The Most Attractive Aspect Of Tokenized Real Estate

The Most Common Selling Point

Tokenization is yet another way blockchain is busy reshaping the business and financial world. I have previously addressed tokenized real estate, addressing some benefits and potential pitfalls. For many, the most attractive aspect of tokenized real estate is that it removes barriers to entry. Real estate has always been a bit of a “rich man’s” game.

Investors are now able to invest as little as $50 and subsequently become owners of real estate. This is enormous in terms of creating opportunities for those who have been previously excluded from this particular market. Traditionally, investors would need to purchase an entire piece of real estate, which could cost anywhere between $200K and $500K.

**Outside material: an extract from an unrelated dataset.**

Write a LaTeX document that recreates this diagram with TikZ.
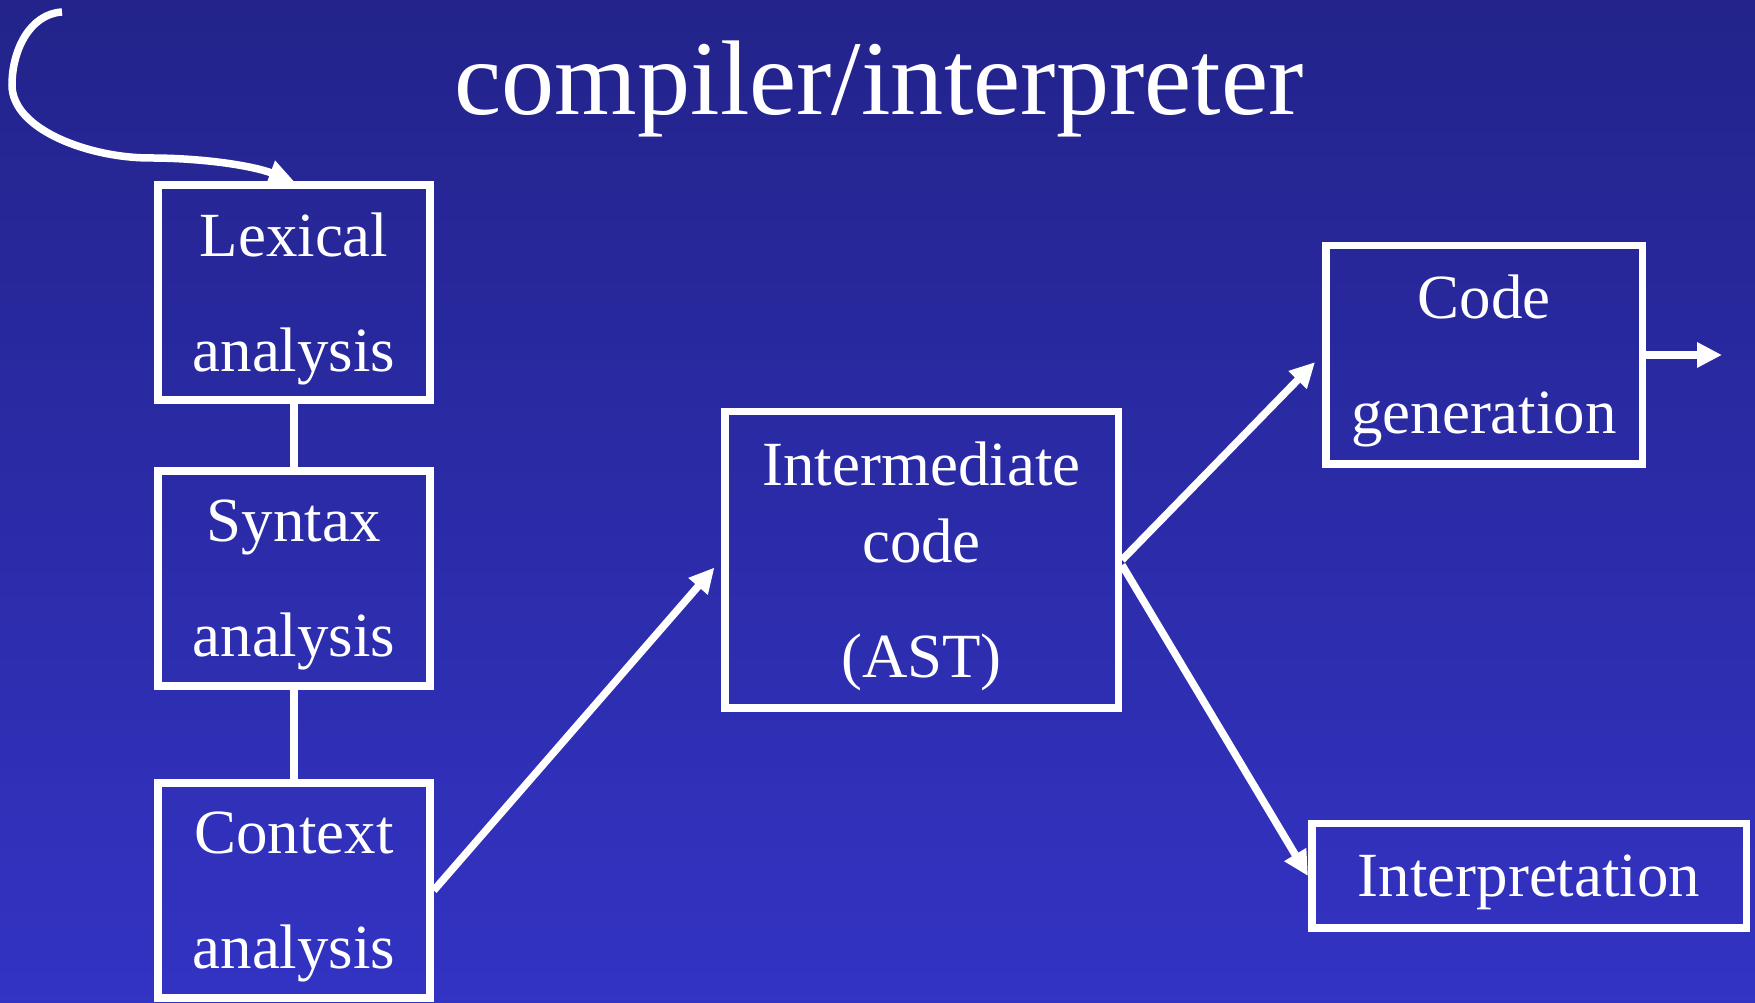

Tokenization removes this barrier and ultimately creates an entirely new “class” of real estate investors. Those looking to eventually own their own home, now have a practical way to get started in the real estate market. A real estate investment via platforms such as Lofty.ai could eventually become a down payment, or eventually, capital to purchase an entire property.

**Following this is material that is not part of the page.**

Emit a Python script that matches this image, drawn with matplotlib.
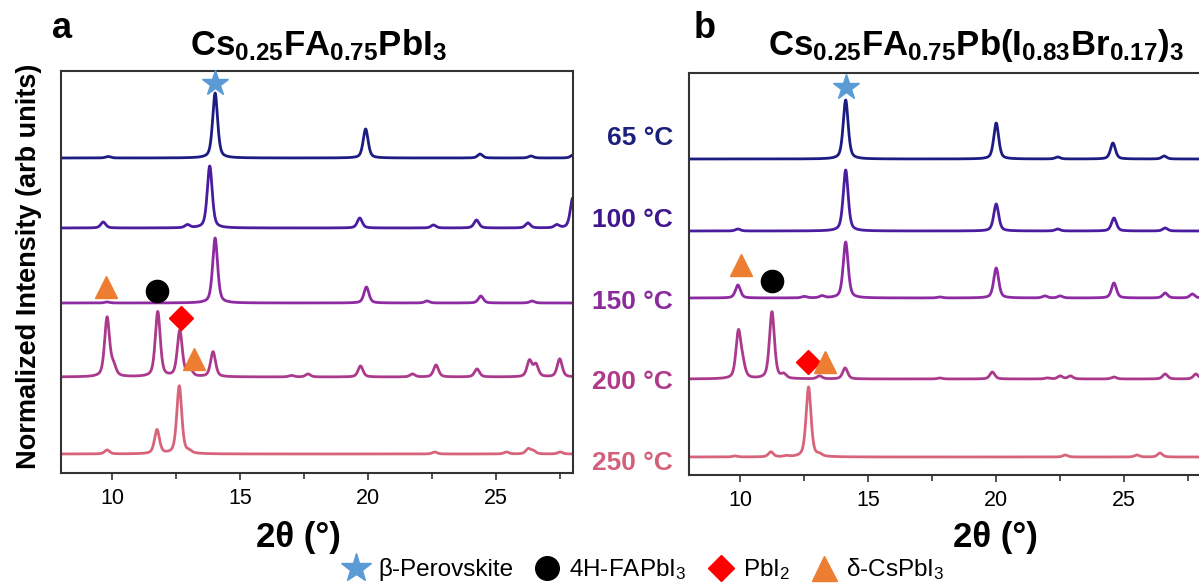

An Extremely Powerful Advantage

This brings me to the point of what I believe is even more powerful than the removal of barriers to entry. Housing prices are dropping, and are expected to drop further in 2023. However, what is the benefit of a “lower price” if the interest rate is higher? Many people speak about the “profit” they made when they sold their homes. Interesting, how they only consider the buying price versus the selling price.

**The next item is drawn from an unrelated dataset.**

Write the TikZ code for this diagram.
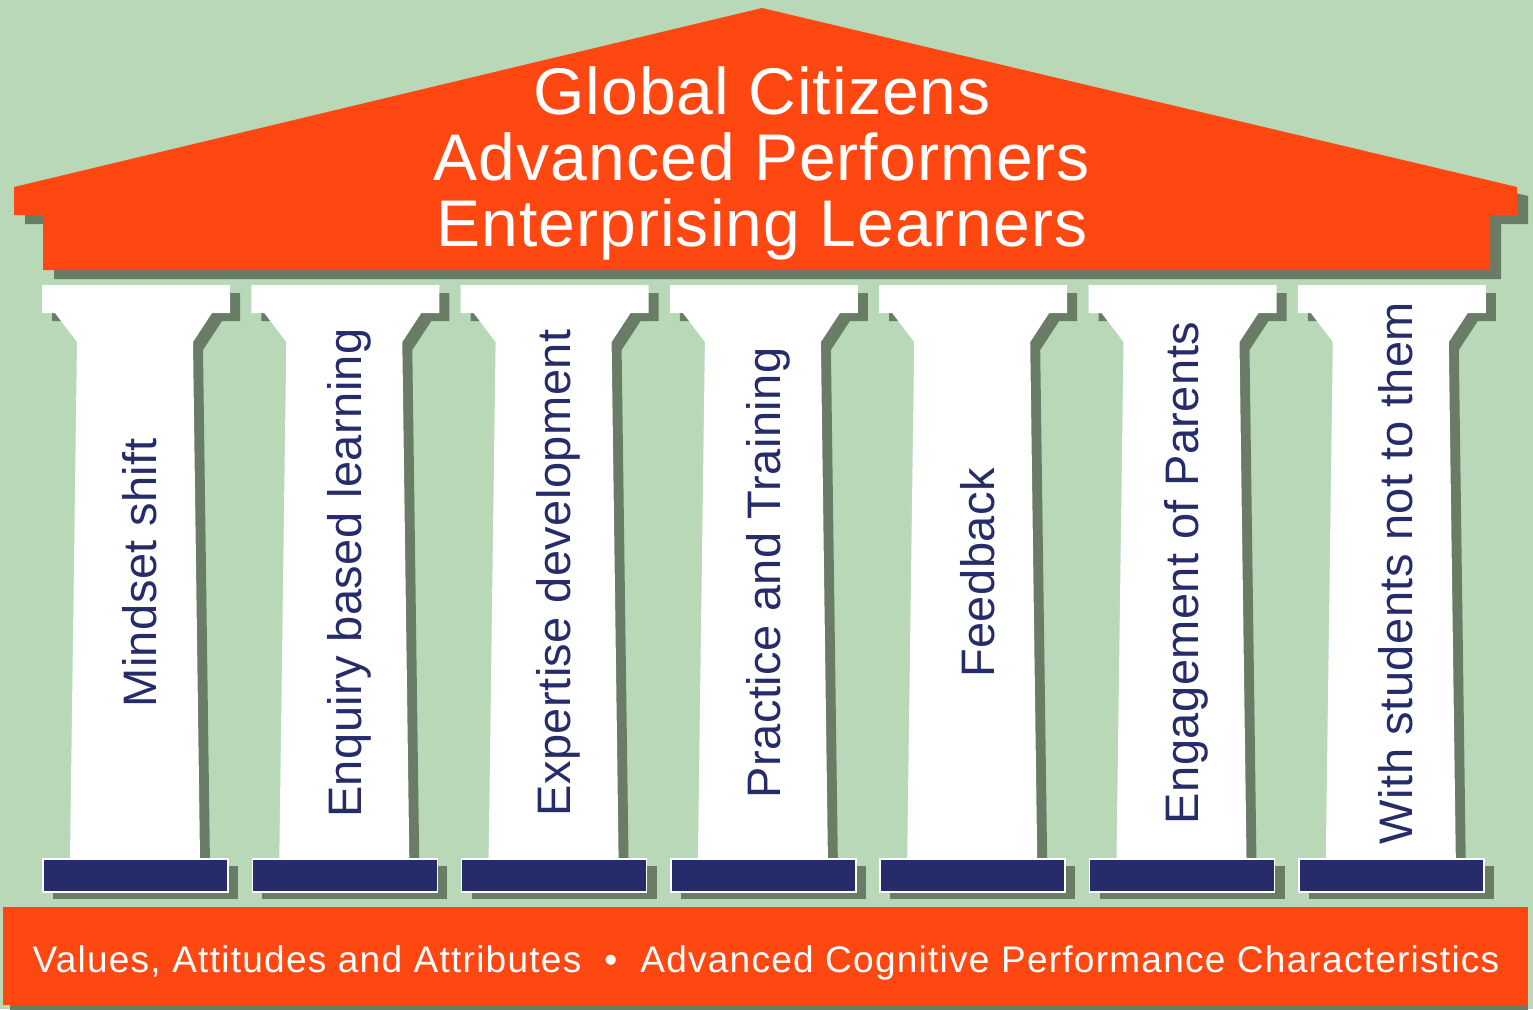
\documentclass[tikz,border=0pt]{standalone}
\usepackage{fontspec}
\setmainfont{Liberation Sans}
\newfontfamily\rooffont[LetterSpace=1.6]{Liberation Sans}
\newfontfamily\colfont[LetterSpace=1.0]{Liberation Sans}
\newfontfamily\footfont[LetterSpace=3.4]{Liberation Sans}
\definecolor{meadow}{RGB}{184,216,184}
\definecolor{brick}{RGB}{255,71,17}
\definecolor{umbra}{RGB}{104,124,102}
\definecolor{ink}{RGB}{38,44,106}
\tikzset{
  roof/.style={fill=brick},
  shadow/.style={fill=umbra},
  column/.style={fill=white},
  plinth/.style={fill=ink, draw=white, line width=1.5pt},
  roofline/.style={text=white, anchor=base, inner sep=0pt,
    font=\rooffont\fontsize{66}{66}\selectfont},
  colname/.style={text=ink, rotate=90, inner sep=0pt,
    font=\colfont\fontsize{47}{47}\selectfont},
  footline/.style={text=white, anchor=base, inner sep=0pt,
    font=\footfont\fontsize{37}{37}\selectfont},
}

\begin{document}
\begin{tikzpicture}[x=1pt, y=-1pt]
  \fill[meadow] (0,0) rectangle (1533,1009);
  \useasboundingbox (0,0) rectangle (1533,1009);
  % roof
  \fill[shadow, shift={(11,9)}] (14,187) -- (762,8) -- (1517,187) -- (1517,215) -- (1490,215) -- (1490,270) -- (43,270) -- (43,215) -- (14,215) -- cycle;
  \fill[roof] (14,187) -- (762,8) -- (1517,187) -- (1517,215) -- (1490,215) -- (1490,270) -- (43,270) -- (43,215) -- (14,215) -- cycle;
  \node[roofline] (citizens)   at (762,114) {Global Citizens};
  \node[roofline] (performers) at (762,180) {Advanced Performers};
  \node[roofline] (learners)   at (762,246) {Enterprising Learners};
  % columns
  \foreach \name [count=\i from 0] in {Mindset shift, Enquiry based learning, Expertise development, Practice and Training, Feedback, Engagement of Parents, With students not to them} {
    \begin{scope}[shift={({42+209.3*\i},0)}]
      \fill[shadow, shift={(10,8)}] (0,285) -- (188,285) -- (188,313) -- (170,313) -- (151,342) -- (158,858) -- (28,858) -- (35,342) -- (13,313) -- (0,313) -- cycle;
      \fill[column] (0,285) -- (188,285) -- (188,313) -- (170,313) -- (151,342) -- (158,858) -- (28,858) -- (35,342) -- (13,313) -- (0,313) -- cycle;
      \node[colname] (col\i) at (98,573) {\name};
      \fill[shadow] (11,866) rectangle (196,899);
      \draw[plinth] (1,859) rectangle (186,892);
    \end{scope}
  }
  % base
  \fill[shadow] (10,913) rectangle (1528,1015);
  \fill[roof] (3,907) rectangle (1528,1005);
  \node[footline] (footer) at (766,972) {Values, Attitudes and Attributes ~•~ Advanced Cognitive Performance Characteristics};
\end{tikzpicture}
\end{document}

They never factored in how much more they paid over the years via their mortgage. As interest rates continue to rise, the settlement amount increases significantly over the period of a traditional mortgage. This is where tokenization smacks a blazing ace. Tokenization removes the dynamic of a mortgage. In other words, investors are spared the additional cost that a mortgage incurs over decades, which is significant, especially now.

This ultimately reduces the purchase price in real terms, as well as generates speedier returns. In other words, the tokenized model leverages the current drop in prices, as well as increasing interest rates in favor of the tokenized real estate investor. Of course, there are other benefits to utilizing a mortgage. However, if your investment allocation is not that large, you don’t really require those benefits and can use the tokenized model to your advantage.

Final Thoughts

The majority of tokenized real estate platforms allow a single investor to own as much as 10% of any given property. This can sometimes be increased to approximately 15% under certain conditions. Investors can begin building a real estate portfolio by owning fractional amounts of multiple properties. This is also a way to diversify against the risks involved with the tenant market and non-compliant tenants. As with any investment, research, and due diligence is always essential practice. This is not financial advice or an endorsement of any companies mentioned.